The page-boy wasn't expecting this, Rina can tell. "I painted a picture of you," she tells him, and his hands tighten on hers, an old familiar pressure. "Let me show it to you."

And he does.

Date: 2011-01-18 06:06 am (UTC)
arliss: (Default)
From: [personal profile] arliss
Holli, your stories always seem to me so all-of-a-piece. It's hard to pinpoint one element that might be weak or awkward because nothing stands out that way.

The back-and-forth in time was just a tiny bit confusing, but I think that helps put the reader more closely into a sympathetic headspace with Rina.

I love this. I can't think of anything that would improve it.

Date: 2011-01-18 02:39 pm (UTC)
hradzka: Cassidy, from Garth Ennis's PREACHER. (Default)
From: [personal profile] hradzka
My problem is that this reads to me a bit like a "here's an idea, the end," a gimmick for a story rather than a complete tale and itself. It's not so much the back-and-forth that's the problem as that the story doesn't really have a clear thrust.

Is it that Rina's applying the magic-world logic (power of true names) to a real-world problem (depression)? One problem with this is that the power of true names has little effect on her adventures in the fairy kingdom, so we're told about it rather than shown it; it's set-up with no pay-off.

Is it that Rina finds there are limitations to true names' powers? Naming depression doesn't give you power over it, after all; it's what you do once you name it. This is somewhat undermined, as I said, by the fact that nobody actually *uses* true names for effect in the fantasy world during the story.

There is a difference, I think, in your story if Rina is having mental health issues due to brain chemistry or outside effect. If she is dealing with having had and accomplished a goal and now having no direction, that's one kind of depression; if her depression rises from other causes, that mandates a different sort of action.

One way or another, it just doesn't come together for me at this point.
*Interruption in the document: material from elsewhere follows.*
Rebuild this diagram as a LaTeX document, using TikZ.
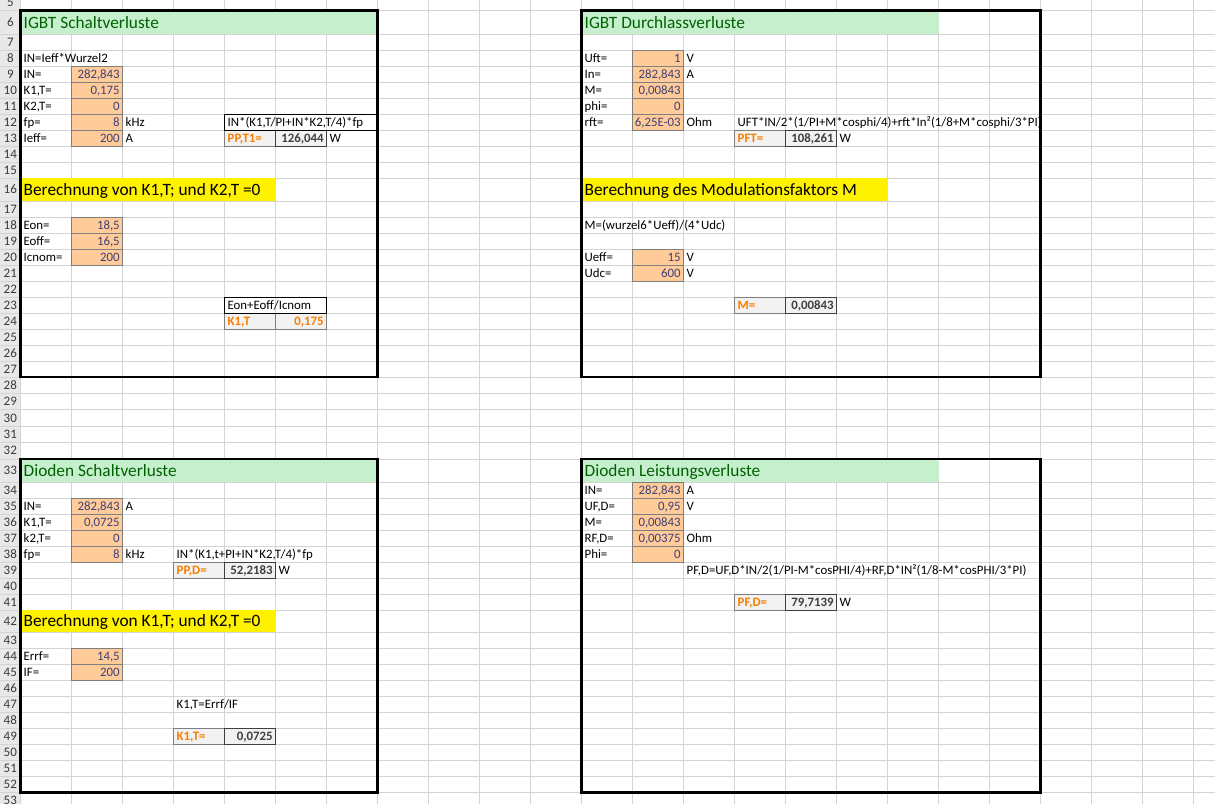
\documentclass[tikz,border=0pt]{standalone}
\usepackage{fontspec}
\setmainfont{Carlito}
\usepackage{xcolor}
\usepackage{tikz}
\usetikzlibrary{positioning,calc}

\definecolor{gridgray}{HTML}{D4D4D4}
\definecolor{headgray}{HTML}{E8E8E8}
\definecolor{headtext}{HTML}{3A3A3A}
\definecolor{goodfill}{HTML}{C6EFCE}
\definecolor{goodtext}{HTML}{006100}
\definecolor{inputfill}{HTML}{FFCC99}
\definecolor{inputtext}{HTML}{3F3F76}
\definecolor{calcfill}{HTML}{F2F2F2}
\definecolor{calctext}{HTML}{FA7D00}
\definecolor{outgray}{HTML}{3F3F3F}
\definecolor{midgray}{HTML}{7F7F7F}

\begin{document}
\begin{tikzpicture}[x=0.02cm, y=-0.02cm]
  % Define styles
  \tikzstyle{gridline} = [draw=gridgray, line width=0.55pt]
  \tikzstyle{frame} = [draw=black, line width=1.6pt]
  \tikzstyle{rownum} = [font=\fontsize{7.4}{9}\selectfont, text=headtext, inner sep=0pt]
  \tikzstyle{txt} = [anchor=base west, inner sep=0pt, xshift=1.5pt, yshift=2pt, font=\fontsize{7.3}{9}\selectfont]
  \tikzstyle{num} = [anchor=base east, inner sep=0pt, xshift=-1.5pt, yshift=2pt, font=\fontsize{7.3}{9}\selectfont]
  \tikzstyle{innum} = [num, text=inputtext]
  \tikzstyle{outnum} = [num, text=outgray, font=\fontsize{7.3}{9}\selectfont\bfseries]
  \tikzstyle{calcnum} = [num, text=calctext, font=\fontsize{7.3}{9}\selectfont\bfseries]
  \tikzstyle{calclabel} = [txt, text=calctext, font=\fontsize{7.3}{9}\selectfont\bfseries]
  \tikzstyle{title} = [txt, yshift=1.4pt, font=\fontsize{9.85}{12}\selectfont]
  \tikzstyle{goodtitle} = [title, text=goodtext]
  \tikzstyle{inputcell} = [fill=inputfill, draw=midgray, line width=0.55pt]
  \tikzstyle{calccell} = [fill=calcfill, draw=midgray, line width=0.55pt]
  \tikzstyle{outcell} = [fill=calcfill, draw=outgray, line width=0.55pt]
  \tikzstyle{formulabox} = [draw=black, line width=0.55pt]

  \fill[white] (0,0) rectangle (1215,804);
  \useasboundingbox (0,0) rectangle (1215,804);

  % Columns and rows of the sheet
  \foreach \n [count=\i from 0] in {B,C,D,E,F,G,H,I,J,K,L,M,N,O,P,Q,R,S,T,U,V,W,X,Y}
    \coordinate (c\n) at (20.7+51*\i,0);
  \foreach \r/\b in {4/-6, 5/10.3, 6/34.3, 7/50.3, 8/66.3, 9/82.3, 10/98.3, 11/114.3,
      12/130.3, 13/146.3, 14/162.3, 15/178.3, 16/201, 17/217, 18/233, 19/249, 20/265,
      21/281, 22/297, 23/313, 24/329, 25/345, 26/361, 27/377, 28/393.4, 29/409.8,
      30/426.2, 31/442.6, 32/459, 33/482.3, 34/498.3, 35/514.3, 36/530.3, 37/546.3,
      38/562.3, 39/578.3, 40/594.3, 41/610.3, 42/632.3, 43/648.3, 44/664.3, 45/680.3,
      46/696.3, 47/712.3, 48/728.3, 49/744.3, 50/760.3, 51/776.3, 52/792.3, 53/808.3}
    \coordinate (r\r) at (0,\b);

  % Row header and grid
  \fill[headgray] (0,-6) rectangle (cB |- 0,810);
  \foreach \r in {5,...,52}
    \draw[gridline] (r\r) -- ++(1215,0);
  \foreach \n in {B,C,D,E,F,G,H,I,J,K,L,M,N,O,P,Q,R,S,T,U,V,W,X,Y}
    \draw[gridline] (c\n |- 0,-10) -- (c\n |- 0,810);
  \foreach \r [evaluate=\r as \p using int(\r-1)] in {5,...,53}
    \node[rownum] (h\r) at ($(r\p)!0.5!(r\r) + (10.3,0)$) {\r};

  % Coloured headings
  \fill[goodfill] (cB |- r5) rectangle (cI |- r6);
  \fill[goodfill] (cM |- r5) rectangle (cT |- r6);
  \fill[goodfill] (cB |- r32) rectangle (cI |- r33);
  \fill[goodfill] (cM |- r32) rectangle (cT |- r33);
  \fill[yellow] (cB |- r15) rectangle (cG |- r16);
  \fill[yellow] (cM |- r15) rectangle (cS |- r16);
  \fill[yellow] (cB |- r41) rectangle (cG |- r42);

  % Input cells
  \foreach \r [evaluate=\r as \p using int(\r-1)] in {9,...,13,18,19,20,35,36,37,38,44,45}
    \draw[inputcell] (cC |- r\p) rectangle (cD |- r\r);
  \foreach \r [evaluate=\r as \p using int(\r-1)] in {8,...,12,20,21,34,35,36,37,38}
    \draw[inputcell] (cN |- r\p) rectangle (cO |- r\r);

  % IGBT Schaltverluste
  \node[goodtitle] (schalttitle) at (cB |- r6) {IGBT Schaltverluste};
  \node[txt] (schaltformin) at (cB |- r8) {IN=Ieff*Wurzel2};
  \node[txt] (schaltinlbl) at (cB |- r9) {IN=};
  \node[txt] (schaltk1lbl) at (cB |- r10) {K1,T=};
  \node[txt] (schaltk2lbl) at (cB |- r11) {K2,T=};
  \node[txt] (schaltfplbl) at (cB |- r12) {fp=};
  \node[txt] (schaltiefflbl) at (cB |- r13) {Ieff=};
  \node[innum] (schaltin) at (cD |- r9) {282,843};
  \node[innum] (schaltk1) at (cD |- r10) {0,175};
  \node[innum] (schaltk2) at (cD |- r11) {0};
  \node[innum] (schaltfp) at (cD |- r12) {8};
  \node[innum] (schaltieff) at (cD |- r13) {200};
  \node[txt] (schaltkhz) at (cD |- r12) {kHz};
  \node[txt] (schaltamp) at (cD |- r13) {A};
  \draw[calccell] (cF |- r12) rectangle (cG |- r13);
  \draw[outcell] (cG |- r12) rectangle (cH |- r13);
  \draw[formulabox] (cF |- r11) rectangle (cI |- r12);
  \node[txt] (schaltformel) at (cF |- r12) {IN*(K1,T/PI+IN*K2,T/4)*fp};
  \node[calclabel] (schaltpplbl) at (cF |- r13) {PP,T1=};
  \node[outnum] (schaltpp) at (cH |- r13) {126,044};
  \node[txt] (schaltwatt) at (cH |- r13) {W};
  \node[title] (schaltk) at (cB |- r16) {Berechnung von K1,T; und K2,T =0};
  \node[txt] (eonlbl) at (cB |- r18) {Eon=};
  \node[txt] (eofflbl) at (cB |- r19) {Eoff=};
  \node[txt] (icnomlbl) at (cB |- r20) {Icnom=};
  \node[innum] (eon) at (cD |- r18) {18,5};
  \node[innum] (eoff) at (cD |- r19) {16,5};
  \node[innum] (icnom) at (cD |- r20) {200};
  \draw[calccell] (cF |- r23) rectangle (cG |- r24);
  \draw[calccell] (cG |- r23) rectangle (cH |- r24);
  \draw[formulabox] (cF |- r22) rectangle (cH |- r23);
  \node[txt] (schaltkformel) at (cF |- r23) {Eon+Eoff/Icnom};
  \node[calclabel] (schaltk1reslbl) at (cF |- r24) {K1,T};
  \node[calcnum] (schaltk1res) at (cH |- r24) {0,175};

  % IGBT Durchlassverluste
  \node[goodtitle] (durchtitle) at (cM |- r6) {IGBT Durchlassverluste};
  \node[txt] (uftlbl) at (cM |- r8) {Uft=};
  \node[txt] (durchinlbl) at (cM |- r9) {In=};
  \node[txt] (durchmlbl) at (cM |- r10) {M=};
  \node[txt] (durchphilbl) at (cM |- r11) {phi=};
  \node[txt] (rftlbl) at (cM |- r12) {rft=};
  \node[innum] (uft) at (cO |- r8) {1};
  \node[innum] (durchin) at (cO |- r9) {282,843};
  \node[innum] (durchm) at (cO |- r10) {0,00843};
  \node[innum] (durchphi) at (cO |- r11) {0};
  \node[innum] (rft) at (cO |- r12) {6,25E-03};
  \node[txt] (uftvolt) at (cO |- r8) {V};
  \node[txt] (durchamp) at (cO |- r9) {A};
  \node[txt] (rftohm) at (cO |- r12) {Ohm};
  \node[txt] (durchformel) at (cP |- r12) {UFT*IN/2*(1/PI+M*cosphi/4)+rft*In²(1/8+M*cosphi/3*PI)};
  \draw[calccell] (cP |- r12) rectangle (cQ |- r13);
  \draw[outcell] (cQ |- r12) rectangle (cR |- r13);
  \node[calclabel] (pftlbl) at (cP |- r13) {PFT=};
  \node[outnum] (pft) at (cR |- r13) {108,261};
  \node[txt] (pftwatt) at (cR |- r13) {W};
  \node[title] (durchmod) at (cM |- r16) {Berechnung des Modulationsfaktors M};
  \node[txt] (mformel) at (cM |- r18) {M=(wurzel6*Ueff)/(4*Udc)};
  \node[txt] (uefflbl) at (cM |- r20) {Ueff=};
  \node[txt] (udclbl) at (cM |- r21) {Udc=};
  \node[innum] (ueff) at (cO |- r20) {15};
  \node[innum] (udc) at (cO |- r21) {600};
  \node[txt] (ueffvolt) at (cO |- r20) {V};
  \node[txt] (udcvolt) at (cO |- r21) {V};
  \draw[calccell] (cP |- r22) rectangle (cQ |- r23);
  \draw[outcell] (cQ |- r22) rectangle (cR |- r23);
  \node[calclabel] (mreslbl) at (cP |- r23) {M=};
  \node[outnum] (mres) at (cR |- r23) {0,00843};

  % Dioden Schaltverluste
  \node[goodtitle] (dschalttitle) at (cB |- r33) {Dioden Schaltverluste};
  \node[txt] (dschaltinlbl) at (cB |- r35) {IN=};
  \node[txt] (dschaltk1lbl) at (cB |- r36) {K1,T=};
  \node[txt] (dschaltk2lbl) at (cB |- r37) {k2,T=};
  \node[txt] (dschaltfplbl) at (cB |- r38) {fp=};
  \node[innum] (dschaltin) at (cD |- r35) {282,843};
  \node[innum] (dschaltk1) at (cD |- r36) {0,0725};
  \node[innum] (dschaltk2) at (cD |- r37) {0};
  \node[innum] (dschaltfp) at (cD |- r38) {8};
  \node[txt] (dschaltamp) at (cD |- r35) {A};
  \node[txt] (dschaltkhz) at (cD |- r38) {kHz};
  \node[txt] (dschaltformel) at (cE |- r38) {IN*(K1,t+PI+IN*K2,T/4)*fp};
  \draw[calccell] (cE |- r38) rectangle (cF |- r39);
  \draw[outcell] (cF |- r38) rectangle (cG |- r39);
  \node[calclabel] (ppdlbl) at (cE |- r39) {PP,D=};
  \node[outnum] (ppd) at (cG |- r39) {52,2183};
  \node[txt] (ppdwatt) at (cG |- r39) {W};
  \node[title] (dschaltk) at (cB |- r42) {Berechnung von K1,T; und K2,T =0};
  \node[txt] (errflbl) at (cB |- r44) {Errf=};
  \node[txt] (iflbl) at (cB |- r45) {IF=};
  \node[innum] (errf) at (cD |- r44) {14,5};
  \node[innum] (if) at (cD |- r45) {200};
  \node[txt] (dschaltkformel) at (cE |- r47) {K1,T=Errf/IF};
  \draw[calccell] (cE |- r48) rectangle (cF |- r49);
  \draw[outcell] (cF |- r48) rectangle (cG |- r49);
  \node[calclabel] (dk1lbl) at (cE |- r49) {K1,T=};
  \node[outnum] (dk1) at (cG |- r49) {0,0725};

  % Dioden Leistungsverluste
  \node[goodtitle] (dleisttitle) at (cM |- r33) {Dioden Leistungsverluste};
  \node[txt] (dleistinlbl) at (cM |- r34) {IN=};
  \node[txt] (ufdlbl) at (cM |- r35) {UF,D=};
  \node[txt] (dleistmlbl) at (cM |- r36) {M=};
  \node[txt] (rfdlbl) at (cM |- r37) {RF,D=};
  \node[txt] (dleistphilbl) at (cM |- r38) {Phi=};
  \node[innum] (dleistin) at (cO |- r34) {282,843};
  \node[innum] (ufd) at (cO |- r35) {0,95};
  \node[innum] (dleistm) at (cO |- r36) {0,00843};
  \node[innum] (rfd) at (cO |- r37) {0,00375};
  \node[innum] (dleistphi) at (cO |- r38) {0};
  \node[txt] (dleistamp) at (cO |- r34) {A};
  \node[txt] (ufdvolt) at (cO |- r35) {V};
  \node[txt] (rfdohm) at (cO |- r37) {Ohm};
  \node[txt] (dleistformel) at (cO |- r39) {PF,D=UF,D*IN/2(1/PI-M*cosPHI/4)+RF,D*IN²(1/8-M*cosPHI/3*PI)};
  \draw[calccell] (cP |- r40) rectangle (cQ |- r41);
  \draw[outcell] (cQ |- r40) rectangle (cR |- r41);
  \node[calclabel] (pfdlbl) at (cP |- r41) {PF,D=};
  \node[outnum] (pfd) at (cR |- r41) {79,7139};
  \node[txt] (pfdwatt) at (cR |- r41) {W};

  % Frames round the four blocks
  \draw[frame] (cB |- r5) rectangle (cI |- r27);
  \draw[frame] (cM |- r5) rectangle (cV |- r27);
  \draw[frame] (cB |- r32) rectangle (cI |- r52);
  \draw[frame] (cM |- r32) rectangle (cV |- r52);
\end{tikzpicture}
\end{document}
I think you may need to make it more of one piece by thematically tying together the quest accomplished and the more confusing, directionless quest of the outside world.

Date: 2011-01-18 03:30 pm (UTC)
ambyr: pebbles arranged in a spiral on sand (nature sculpture by Andy Goldsworthy) (Pebbles)
From: [personal profile] ambyr
I really liked this. Perfect ending, especially. And I loved the imagery, especially these lines:

and one day he had stood before the assembled Parliament and turned them all to apple-tree saplings with a wave of his hand. "We planted them, of course; they started bearing fruit last year," the Lady said.

And the sound, the sound Rina does not think she will ever, ever shake: the tiny click-click of the old woman's tears, which turned to small clear stones as they dripped off her chin and the end of her nose.

The tears-turned-into-earrings does a lot to anchor the real world with the fairy tale, for me.

My only concrit is that you have both "now Rina is nineteen" and "Rina turned nineteen, not long ago," which seems a bit redundant unless the repetition is meant to stress something significant about that specific age.